As Paulina plans how to find justice, and details are slowly revealed to Paulina’s husband (Gerardo) and the audience, the play examines the scars repression leaves and questions the blurred landscape of justice, closure, and revenge.
The Sound
Photo Credit: Nile Hawver/Nile Scott Shots
The entire action of the play takes place in the beachside vacation home of Paulina and Gerardo. I was inspired by a sense of this ever present ocean being at once beautiful, mysterious, powerful, and dangerous. I created a series of sonic collages fusing sounds of the ocean with abstracted snippets of Schubert’s “Death and the Maiden” quartet (sampled from a recording by the Ehnes Quartet) and original music. I edited these cues such that the waves become another instrument in the musical gestures - with the music seeming to echo out of the crashing waves or the wave rhythms and textures reflecting the music. Used in transitions and to underscore sections of textless action, these cues varied from smokey and airy to driving and violent based on the story. Likewise, the musical quotes from the quartet become more specific and recognizable as the audience learns more of its significance.
In the opening sequence of the show, Paulina is alone at night in the dark. The music seeps in under the waves until the arrival of a car sets her on alert. This cue also contains a layer of abstracted metallic sounds as hints at Paulina’s past suffering.
In this early transitional cue, the musical element with the waves is more established.
This later cue expresses more of the tumult and present danger of the later stages of the show.
Photo Credit: Nile Hawver/Nile Scott Shots
Technical Tricks
Photo Credit: Nile Hawver/Nile Scott Shots
The script of Death and the Maiden calls for certain character text to be recorded live on a tape player and immediately played back from a specific moment in the recording. Because of the timing of the moment, prerecorded text differences would be very obvious, but the team also didn’t want the actors to have to record, rewind, and play an actual tape with extreme precision.

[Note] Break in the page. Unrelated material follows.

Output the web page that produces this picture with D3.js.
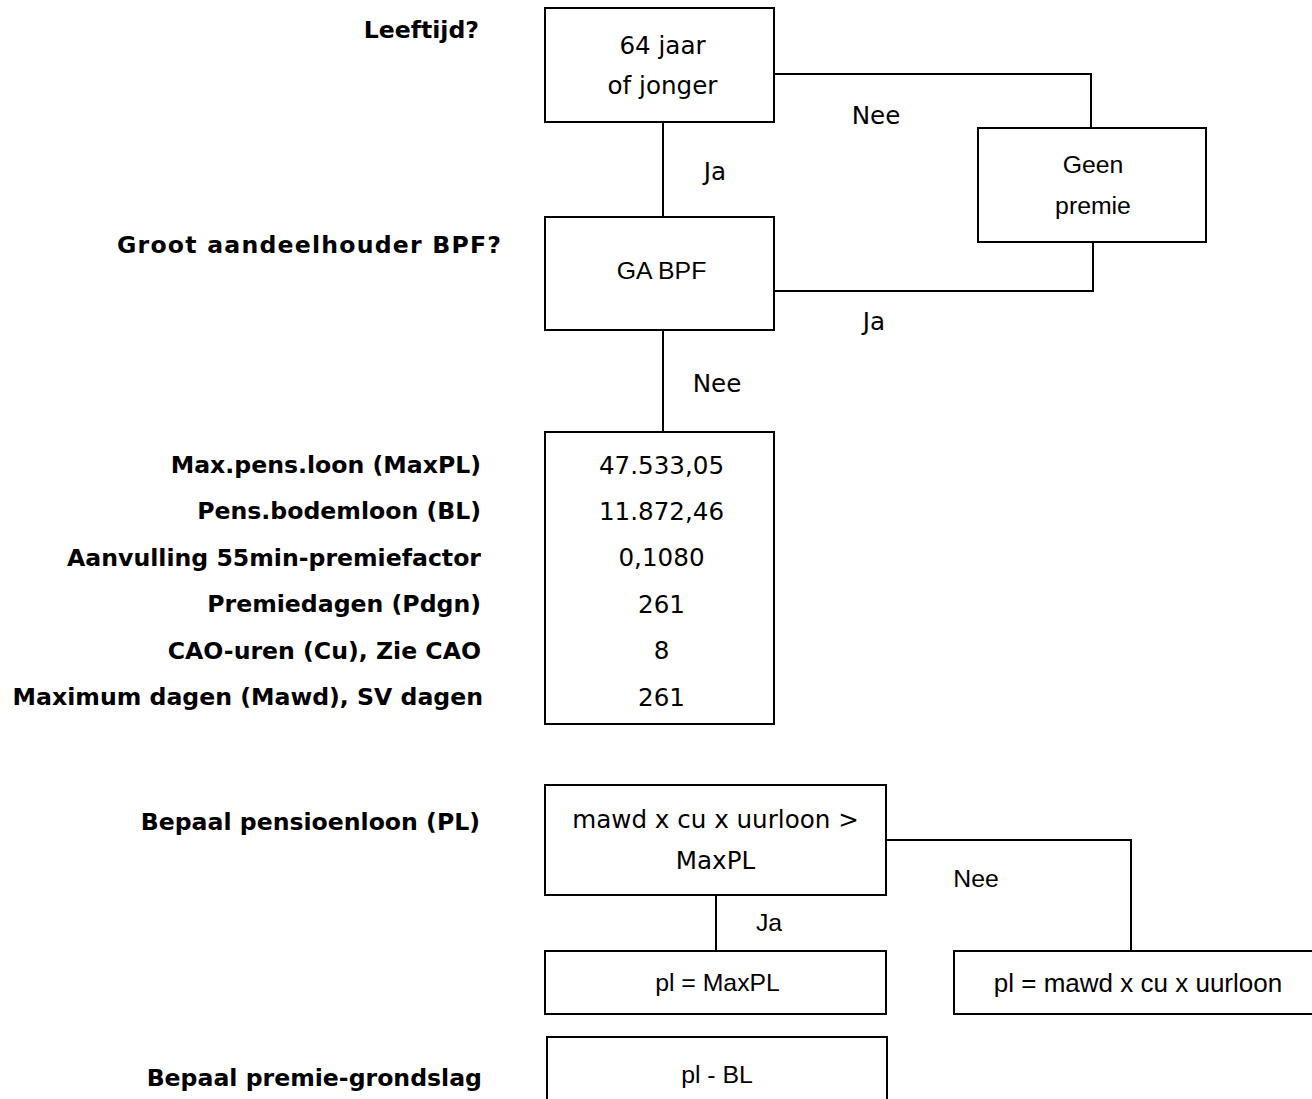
<!DOCTYPE html>
<html>
<head>
<meta charset="utf-8">
<script src="https://cdn.jsdelivr.net/npm/d3@7"></script>
<style>
  body { margin: 0; background: #fff; }
  svg { display: block; }
  .q { font-family: "DejaVu Sans", Tahoma, sans-serif; font-weight: bold; font-size: 23.6px; fill: #000; }
  .t { font-family: "DejaVu Sans", Tahoma, sans-serif; font-size: 24.6px; fill: #000; }
  .a { font-family: "Liberation Sans", Arial, sans-serif; font-size: 24.8px; fill: #000; }
  .box { fill: none; stroke: #000; stroke-width: 2; }
  .link { fill: none; stroke: #000; stroke-width: 2; }
</style>
</head>
<body>
<svg width="1312" height="1099"></svg>
<script>
// Questions on the left
var questions = ["Leeftijd?", "Groot aandeelhouder BPF?", "Bepaal pensioenloon (PL)", "Bepaal premie-grondslag"];

// Parameter block
var paramLabels = [
  "Max.pens.loon (MaxPL)",
  "Pens.bodemloon (BL)",
  "Aanvulling 55min-premiefactor",
  "Premiedagen (Pdgn)",
  "CAO-uren (Cu), Zie CAO",
  "Maximum dagen (Mawd), SV dagen"
];
var paramValues = ["47.533,05", "11.872,46", "0,1080", "261", "8", "261"];

// Box texts
var ageText = ["64 jaar", "of jonger"];
var noPremText = ["Geen", "premie"];
var gaText = ["GA BPF"];
var plTest = ["mawd x cu x uurloon >", "MaxPL"];
var plMax = ["pl = MaxPL"];
var plCalc = ["pl = mawd x cu x uurloon"];
var baseText = ["pl - BL"];

// Branch labels
var yes = "Ja", no = "Nee";

var svg = d3.select("svg"),
  width = +svg.attr("width"),
  height = +svg.attr("height");

// box layout (x0, y0, x1, y1)
var B = {
  age:    [545, 8, 774, 122],
  noPrem: [978, 128, 1206, 242],
  ga:     [545, 217, 774, 330],
  params: [545, 432, 774, 724],
  test:   [545, 785, 886, 895],
  max:    [545, 951, 886, 1014],
  calc:   [954, 951, 1318, 1014],
  base:   [547, 1037, 887, 1104]
};

function cx(b) { return (b[0] + b[2]) / 2; }
function cy(b) { return (b[1] + b[3]) / 2; }

// boxes
svg.selectAll(".box")
  .data(Object.values(B))
  .enter()
  .append("rect")
  .attr("class", "box")
  .attr("x", function(d) { return d[0]; })
  .attr("y", function(d) { return d[1]; })
  .attr("width", function(d) { return d[2] - d[0]; })
  .attr("height", function(d) { return d[3] - d[1]; });

// text lines inside a box
function boxText(b, lines, cls, gap, dx, dy, size) {
  var y = d3.scalePoint().domain(d3.range(lines.length))
    .range([cy(b) - gap / 2 * (lines.length - 1), cy(b) + gap / 2 * (lines.length - 1)]);
  var t = svg.append("g").selectAll("text")
    .data(lines)
    .enter()
    .append("text")
    .attr("class", cls)
    .attr("text-anchor", "middle")
    .attr("dominant-baseline", "central")
    .attr("x", cx(b) + (dx || 0))
    .attr("y", function(d, i) { return (lines.length > 1 ? y(i) : cy(b)) + (dy || 0); })
    .text(function(d) { return d; });
  if (size) t.style("font-size", size + "px");
}

boxText(B.age, ageText, "t", 40, 3);
boxText(B.noPrem, noPremText, "a", 41, 1);
boxText(B.ga, gaText, "a", 0, 2, -3);
boxText(B.test, plTest, "t", 41, 0);
boxText(B.max, plMax, "a", 0, 2);
boxText(B.calc, plCalc, "a", 0, 2, 0, 26);
boxText(B.base, baseText, "a", 0, 0, 4);

// connectors
var line = d3.line();
var links = [
  [[774, 74], [1091, 74], [1091, B.noPrem[1]]],
  [[663, B.age[3]], [663, B.ga[1]]],
  [[774, 291], [1093, 291], [1093, B.noPrem[3]]],
  [[663, B.ga[3]], [663, B.params[1]]],
  [[886, 840], [1131, 840], [1131, B.calc[1]]],
  [[716, B.test[3]], [716, B.max[1]]]
];
svg.selectAll(".link")
  .data(links)
  .enter()
  .append("path")
  .attr("class", "link")
  .attr("d", line);

// branch labels
var branch = [
  {t: no, x: 876, y: 115, c: "t"},
  {t: yes, x: 715, y: 171, c: "t"},
  {t: yes, x: 874, y: 321, c: "t"},
  {t: no, x: 717, y: 383, c: "t"},
  {t: no, x: 976, y: 878, c: "a"},
  {t: yes, x: 769, y: 922, c: "a"}
];
svg.selectAll(".branch")
  .data(branch)
  .enter()
  .append("text")
  .attr("class", function(d) { return d.c; })
  .attr("text-anchor", "middle")
  .attr("dominant-baseline", "central")
  .attr("x", function(d) { return d.x; })
  .attr("y", function(d) { return d.y; })
  .text(function(d) { return d.t; });

// questions
var qPos = [[479, 30], [501, 245], [480, 822], [482, 1078]];
svg.selectAll(".qq")
  .data(questions)
  .enter()
  .append("text")
  .attr("class", "q")
  .attr("text-anchor", "end")
  .attr("dominant-baseline", "central")
  .attr("x", function(d, i) { return qPos[i][0]; })
  .attr("y", function(d, i) { return qPos[i][1]; })
  .attr("textLength", function(d, i) { return i == 1 ? 384 : null; })
  .attr("lengthAdjust", "spacing")
  .text(function(d) { return d; });

// parameter rows
var rowY = d3.scalePoint().domain(paramLabels).range([465, 697]);

svg.selectAll(".pl")
  .data(paramLabels)
  .enter()
  .append("text")
  .attr("class", "q")
  .attr("text-anchor", "end")
  .attr("dominant-baseline", "central")
  .attr("x", function(d, i) { return i == 5 ? 483 : 481; })
  .attr("y", function(d) { return rowY(d); })
  .text(function(d) { return d; });

svg.selectAll(".pv")
  .data(paramValues)
  .enter()
  .append("text")
  .attr("class", "t")
  .attr("text-anchor", "middle")
  .attr("dominant-baseline", "central")
  .attr("x", cx(B.params) + 2)
  .attr("y", function(d, i) { return rowY(paramLabels[i]); })
  .text(function(d) { return d; });
</script>
</body>
</html>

To solve this, we placed a battery powered speaker with an in-ear monitor receiver in the tape player prop and hid a wireless lavalier microphone under a table on the set. I then created a midi-triggerable Max/MSP-based application to record from the microphone and play back to the wireless speaker. Triggered from QLab, This gave the Stage Manager total control over exactly what was recorded and exactly when it was played back.